While unsecured loans offer relief, they come with considerations, such as:
- Higher Interest Rates for Some: If your credit isn’t great, you might get a higher interest rate.
- Commitment Required: You’ll need to stay disciplined with payments to avoid falling back into debt.
- Potential Fees: Some lenders charge origination or early repayment fees.
Table of Differences
Feature | Unsecured loans | Secured Loan |
Collateral Needed | No | Yes |
Interest Rate | Usually higher | Lower |
Risk | Lender bears risk | Borrowed risks asset |
The Impact of Debt Consolidation on Credit History
How Debt Consolidation Loans Affect Credit Scores
Wondering if consolidating your debt will hurt your credit? In the short term, applying for an unsecured loan might cause a small dip in your credit score due to the hard inquiry. However, over time, if managed well, it can significantly improve your credit health.
Consolidation helps by:
- Reducing your credit utilisation ratio
- Making it easier to make on-time payments
- Demonstrating responsible financial behaviour to lenders
The Role of Credit History in Obtaining Loans
Your credit history plays a crucial role in whether you’ll be approved for an unsecured loan. If your history shows missed payments or high balances, lenders may see you as a risk.
Tip: Before applying, check your credit report and address any inaccuracies that might be dragging down your score.
Strategies for Improving Credit History Before Applying
- Pay off smaller debts first to boost your score
- Avoid applying for multiple credit lines at once
- Keep credit Utilisation below 30%
Evaluating Options for Debt Consolidation
Best Unsecured Loans for Debt Consolidation
Not all loans are created equal. Some lenders offer better terms, lower interest rates, or fewer fees. When searching for the best option, compare:
- Interest rates (fixed vs. variable)
- Loan terms (12 months, 24 months, etc.)
- Flexibility with repayments
Comparison of Interest Rates and Terms
Different lenders will offer varying terms based on your financial situation. Taking the time to compare options can save you thousands in the long run.
Steps on How to Consolidate Credit Card Debt Effectively
- Assess your total debt and current interest rates.
- Research lenders and compare loan terms.
- Apply for an unsecured loan.
- Use the loan funds to pay off existing debts.
- Stick to a budget to prevent accumulating new debt.
Conclusion
Debt consolidation through an unsecured loan can be a powerful tool to simplify your financial life and reduce stress. However, it’s crucial to evaluate your unique situation and choose the right lender to ensure it’s the best decision for you.
If you’re struggling with multiple high-interest debts, taking the first step towards financial freedom could be the best decision you make today.
Ready to explore your options? Check out our unsecured loans here.
FAQs
Do debt consolidation loans affect your credit?
Yes, they can temporarily lower your credit score but may improve it over time with consistent payments.
Can I get a debt consolidation loan with a bad credit history?
Some lenders offer options for those with less-than-perfect credit, but rates may be higher.

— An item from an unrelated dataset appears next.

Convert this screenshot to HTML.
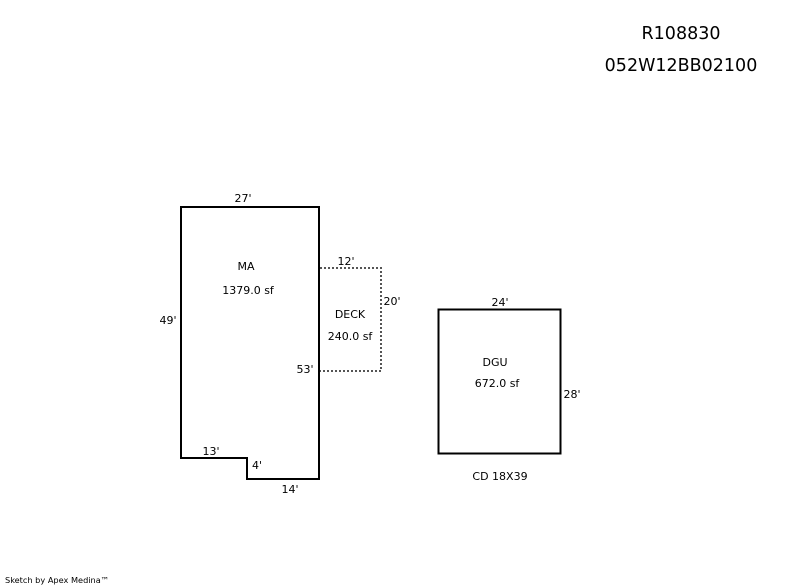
<!DOCTYPE html>
<html><head><style>
html,body{margin:0;padding:0;background:#fff;width:800px;height:587px;overflow:hidden}
svg text{font-family:"DejaVu Sans","Liberation Sans",sans-serif;font-size:11px;fill:#000}
</style></head><body>
<svg width="800" height="587" xmlns="http://www.w3.org/2000/svg">
<text x="681" y="39" text-anchor="middle" style="font-size:17.5px">R108830</text>
<text x="681" y="71" text-anchor="middle" style="font-size:17.5px">052W12BB02100</text>
<polygon points="181,207 319,207 319,479 247,479 247,458 181,458" fill="none" stroke="#000" stroke-width="2"/>
<polyline points="320,268 381,268 381,371 320,371" fill="none" stroke="#555" stroke-width="2" stroke-dasharray="2,2"/>
<rect x="438.5" y="309.5" width="122" height="144" fill="none" stroke="#000" stroke-width="2"/>
<text x="243" y="202" text-anchor="middle">27'</text>
<text x="246" y="270" text-anchor="middle">MA</text>
<text x="248" y="294" text-anchor="middle">1379.0 sf</text>
<text x="168" y="324" text-anchor="middle">49'</text>
<text x="346" y="265" text-anchor="middle">12'</text>
<text x="392" y="305" text-anchor="middle">20'</text>
<text x="350" y="318" text-anchor="middle">DECK</text>
<text x="350" y="340" text-anchor="middle">240.0 sf</text>
<text x="305" y="373" text-anchor="middle">53'</text>
<text x="211" y="455" text-anchor="middle">13'</text>
<text x="257" y="469" text-anchor="middle">4'</text>
<text x="290" y="493" text-anchor="middle">14'</text>
<text x="500" y="306" text-anchor="middle">24'</text>
<text x="495" y="366" text-anchor="middle">DGU</text>
<text x="497" y="387" text-anchor="middle">672.0 sf</text>
<text x="572" y="398" text-anchor="middle">28'</text>
<text x="500" y="480" text-anchor="middle">CD 18X39</text>
<text x="5" y="583" style="font-size:8.2px">Sketch by Apex Medina™</text>
</svg>
</body></html>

What’s the best way to consolidate credit card debt?
Evaluate all your options, compare rates, and choose a loan that offers the best balance of affordability and flexibility.
Is an unsecured loan better than a secured loan for debt consolidation?
It depends on your financial situation, unsecured loans don’t require collateral but may have higher rates.
How quickly can I pay off my consolidated debt?
With disciplined budgeting and consistent payments, you can become debt-free sooner than you think.